Innerhalb von zwei Wochen rückten die Streitkräfte der Mittelmächte etwa 150 Kilometer weit auf das italienische Staatsgebiet vor. Dabei zerschlugen sie zwei Armeen; fast 300.000 italienische Soldaten gerieten in Gefangenschaft, nahezu ebenso viele flüchteten. Der Zerfall der gesamten Armee und damit das Ausscheiden Italiens aus der alliierten Koalition konnte erst durch die Unterstützung französischer und britischer Truppen gestoppt werden. Am Fluss Piave kam der Vormarsch der Mittelmächte Anfang November 1917 zum Stillstand.

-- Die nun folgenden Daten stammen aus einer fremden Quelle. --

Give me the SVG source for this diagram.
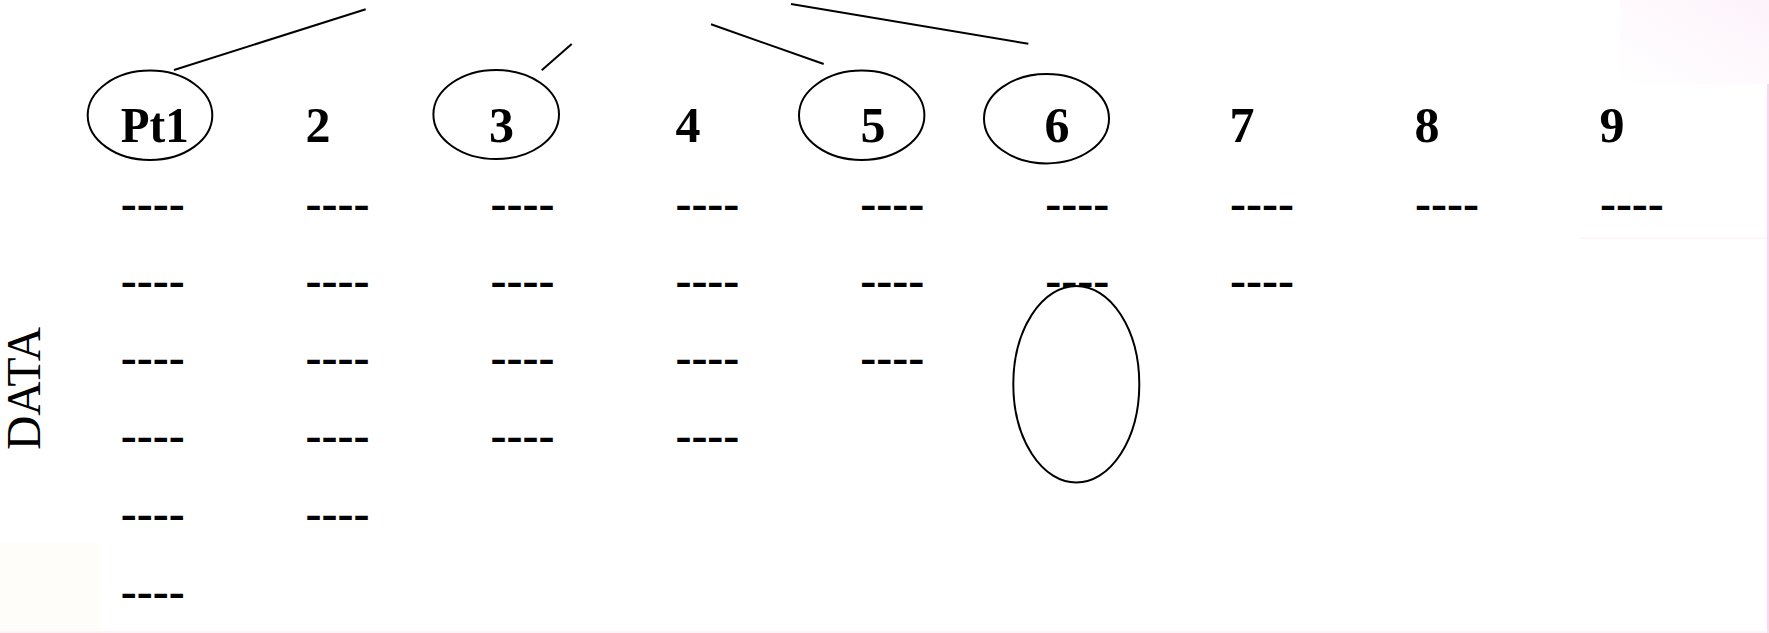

Im Angesicht der drohenden Besetzung weiterer Landesteile mobilisierte Italien noch einmal alle Kräfte für den Krieg. Mit den Worten „Für die Befreiung“ warb das Plakat für die fünfte italienische Kriegsanleihe, die Anfang 1918 herausgegeben wurde. Ein letztes Mal sollte die Bevölkerung Anleihen zeichnen und damit der Regierung Geld für die Kriegsführung bereitstellen. Die dramatische Bildsprache verdeutlicht die Verteidigung des Vaterslands: Ein Soldat mit dem Hut der italienischen Gebirgstruppen hebt entschlossen eine Axt, um den gierigen Griff über den Piave abzuwehren. Dank alliierter Unterstützung gelang es den neu aufgestellten italienischen Truppen im Oktober 1918, die geschwächten und bereits im Zerfall begriffenen österreichisch-ungarischen Verbände zurückzudrängen und zur Kapitulation zu zwingen. Italien gehörte damit zu den Siegerstaaten des Ersten Weltkriegs. Doch weil die Alliierten nicht alle ihrer territorialen Versprechen einlösten, galt der Sieg für viele Italiener als „verstümmelt“.